Today included a myriad of noisy activities and encounters…some of which left me with some burning questions that need to be asked (albeit rhetorically) before I can lay me down to sleep:
1. Why does a man, who has hundreds (probably thousands) of various tools and bits and pieces lying around the house (and shed and trunk of the car), search through every drawer and cupboard in the KITCHEN to find a KITCHEN utensil to fix something that could (and should) easily be fixed by one of his hundreds/thousands of tools (one of which was probably made specifically for that purpose)???
2. Why does the toilet paper always run out when I’m in the bathroom…I’m a little suspicious…I mean, I don’t think it’s coincidence that there is almost always just one thin flimsy little sheet left.
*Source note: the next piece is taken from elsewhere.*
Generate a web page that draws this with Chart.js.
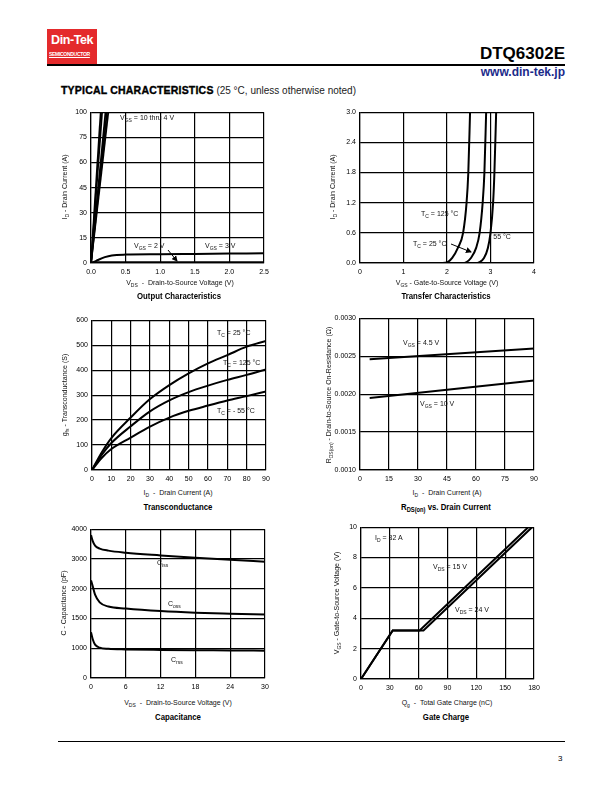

And does my husband actually believe that it’s useable?
3. Why do people walk in the middle of the road when there are perfectly good sidewalks on either side? I can understand the reasoning when it’s winter and the sidewalks haven’t been cleared yet, but on a perfectly fine summer day, why? This morning it was like driving through a labyrinth, trying to drive around the people walking in the street. Most of them had earphones in their ears and heads down, fingers texting, so honking was useless. If you’re going to walk and text, at least do it on the sidewalk. And please don’t give us the finger when we honk to let you know that we’re there and don’t want to hit you while you’re meandering into our path.
4. Why do telemarketers only call at supper time? I know, it’s probably known to be the best time to find somebody at home, and I understand they have to make their living. But we’ve recently moved our supper back 15 minutes for various good reasons…one of the benefits of doing so was to be finished eating by the time the telephone rings. But now they’re calling us 15 minutes earlier!! Do they have hidden cameras in our house? How do they know that precise moment when we sit down to eat?!
5. Speaking of telephones, I don’t like telephones. Our telephone sits on hubby’s side of the couch, so he normally answers. Our phone doesn’t ring all that often these days, but if it only rings once during the entire day, it will usually ring the moment my husband steps out the door. Do they have hidden cameras in our house too?!
6. Why does my husband only fall asleep (and snore) during the shows that I pick? It’s not even as if I choose boring programs, I always try to choose shows that he enjoys too. If HE picks that show one night, he stays awake, if I choose the same program the next night, he falls asleep. And snores. So loudly I can barely hear the TV. Hmmmm.
7. And finally, why does my husband prefer my side of the bed? It doesn’t matter how big the bed is (eg, we love getting king-size beds when we sleep in hotels), he always manages to keep drifting further and further over to my side, until I’m practically sleeping on the very edge. Then when I nudge him back over to his own side, he takes all the blankets with him, usually leaving a few of his infamous farts behind.
Sigh. Clanging of kitchen utensils; squeaking of the empty toilet paper holder; cars honking; telephones ringing; prime time snoring; sneaky farts…a day full of noisy living, a day of living fully alive.
And I’m glad I’m alive to hear every moment of it.